The Torah commands us, “Walk in God’s ways” (Devarim 28:9). How does one do that, exactly? According to the Talmud, one can perform this mitzvah by emulating the character-traits of God: “Just as He is compassionate and merciful, so too should you be compassionate and merciful” (B. Talmud, Shabbat 133b). The Rambam (Hilchot De’ot 1:5-6) and others say the same. Thus, we can “walk in God’s ways” by following His holy example in our daily interactions with others. Yet, among the numerous middot tovot (good character-traits) we learn from God, is the middah of sincerity – being present, open and willing to hear what others have to say. We often engage others with an agenda – what do we want to get out of this interaction? What do we want to prove, dispel, promote or put down? Sometimes, when we ask people questions, we don’t really hear or want to hear what they have to say. We use interactions as a means of getting our point across. But Parshat Lech-Lecha teaches us that one Godly attribute we should all seek to emulate is the attribute of meeting people on their terms, hearing what they have to say, and doing so with love and sincerity.
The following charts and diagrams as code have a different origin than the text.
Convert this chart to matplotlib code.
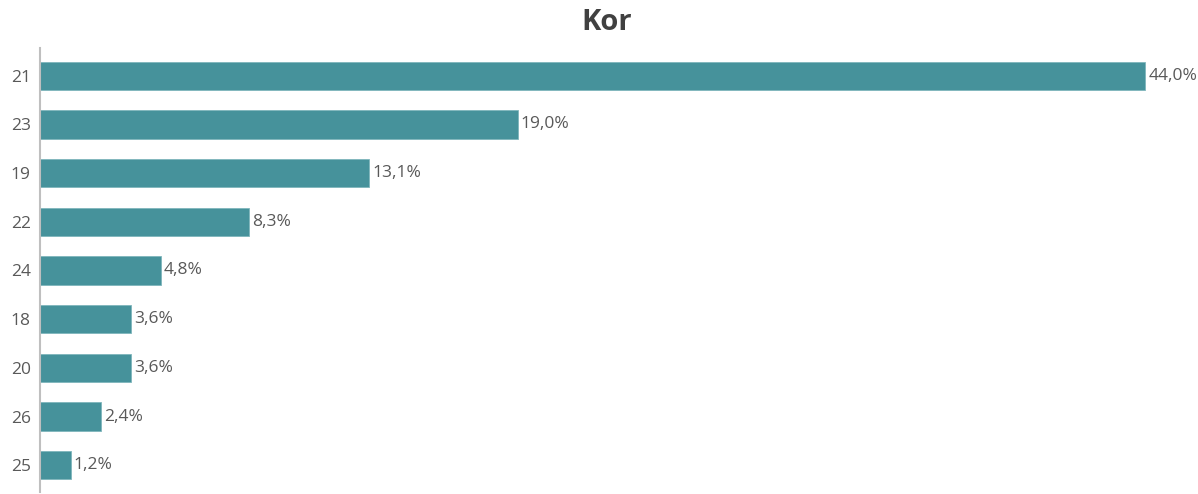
import matplotlib
matplotlib.use("Agg")
import matplotlib.pyplot as plt
from matplotlib import font_manager

names = {f.name for f in font_manager.fontManager.ttflist}
fam = ["Liberation Sans Narrow", "Open Sans", "DejaVu Sans"]
fam = [f for f in fam if f in names] or ["DejaVu Sans"]
plt.rcParams['font.family'] = fam

title = "Kor"
categories = ["21", "23", "19", "22", "24", "18", "20", "26", "25"]
values = [44.0, 19.0, 13.1, 8.3, 4.8, 3.6, 3.6, 2.4, 1.2]
labels = ["44,0%", "19,0%", "13,1%", "8,3%", "4,8%", "3,6%", "3,6%", "2,4%", "1,2%"]

W, H = 1198, 494
fig = plt.figure(figsize=(W / 100, H / 100), dpi=100)
ax = fig.add_axes([40.5 / W, 1 - 492 / H, (W - 40.5) / W, (492 - 48) / H])

pos = list(range(len(categories)))
ax.barh(pos, values, height=0.58, color="#46929B", edgecolor="#7FB6BC", linewidth=0.6)
for p, v, t in zip(pos, values, labels):
    ax.text(v + 0.12, p, t, va="center", ha="left", fontsize=12.5, color="#595959")

ax.set_xlim(0, 46.1)
ax.set_ylim(8.55, -0.57)
ax.set_yticks(pos)
ax.set_yticklabels(categories, fontsize=12.5, color="#595959")
ax.tick_params(axis="y", length=0, pad=7)
ax.set_xticks([])
for s in ["top", "right", "bottom"]:
    ax.spines[s].set_visible(False)
ax.spines["left"].set_color("#BFBFBF")
ax.spines["left"].set_linewidth(1.5)

fig.text(0.506, 1 - 23 / H, title, ha="center", va="center", fontsize=21, fontweight="bold", color="#404040")

fig.savefig("out.png", dpi=100)
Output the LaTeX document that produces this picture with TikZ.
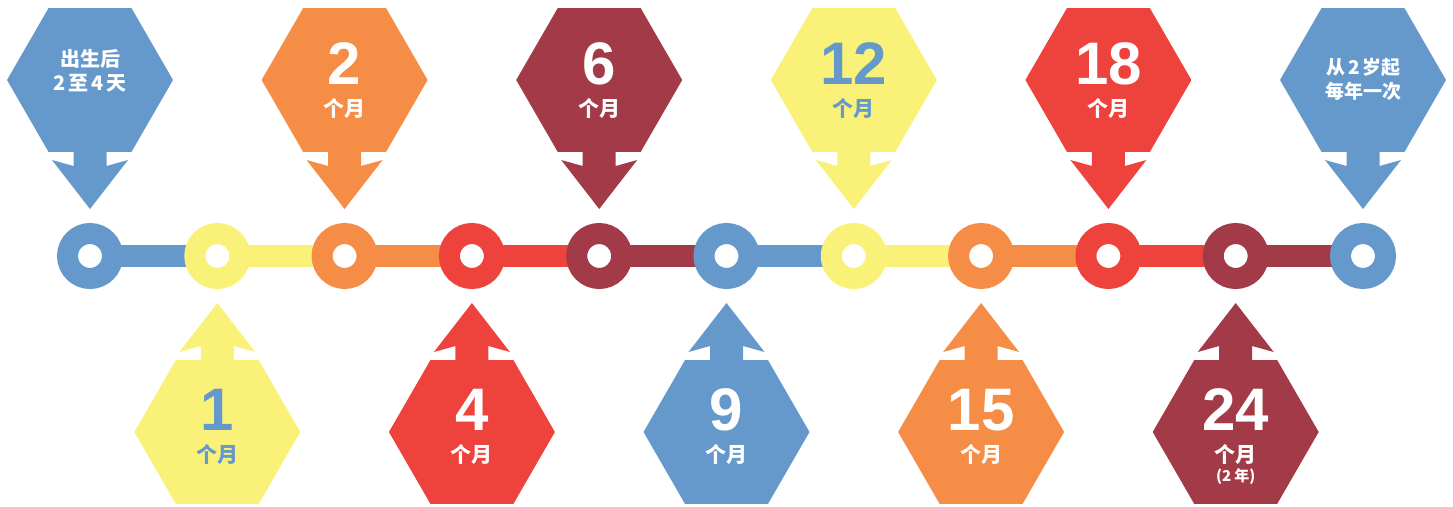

Parshat Lech-Lecha introduces us to Hagar, the Egyptian maidservant of Sarai given to Avram in the hopes of bearing a child. Upon seeing that indeed, Hagar had become pregnant, Sarai felt slighted, disrespected and perhaps even envious of Hagar, and as a result, treated her harshly, as it says, “And Sarai afflicted her” (Bereshit 16:6). Due to her mistress’s mistreatment and seeing no other option, Hagar ran away into the wilderness. And it was in this place of despair and loneliness, hurt and pain, that “An angel of the Lord found her by the spring of water in the wilderness, at the spring on the road to Shur. And he said, ‘Hagar, maidservant of Sarai, from where have you come and where are you going?’” Why open with a question? Couldn’t the angel just have easily said, “Hagar, maidservant of Sarai, return to your mistress!” Yet, the angel approached her softly, and asked her a simple question: “From where have you come?” Why? According to Rashi, the angel “knew where she came from, but he nonetheless asked her in order to give her an opening by which he could enter a conversation with her.” In other words, the angel understood that Hagar just needed to speak, to vent, to let it all out. The angel understood that more important than the solution to her problems, in the moment, was to just listen to her, to let her know that someone cared about her and that her voice was heard and what’s more, that it mattered. The angel just wanted to find a way to give Hagar some space and let her speak for once. Hagar felt that sincerity deeply, and responded to it by saying all of the things that weighed so heavily on her heart – unburdening her soul.
We can learn from this that sometimes, the most important thing we can do for another is to simply be there for them, listen to them, and allow them to say whatever it is they are thinking and feeling. But in order for that to happen, we must approach them softly, and with sincerity. This is a middah tovah we can learn from God, and one we should try to emulate. More important than being right or convincing is being honest and present, open and sincere. If we, like God, can do that, we can forge relationships, create partnerships, heal and comfort those we love and care about, and in so doing, those we love and care about can find the solutions to their dilemmas, and achieve the emotional and spiritual peace they seek.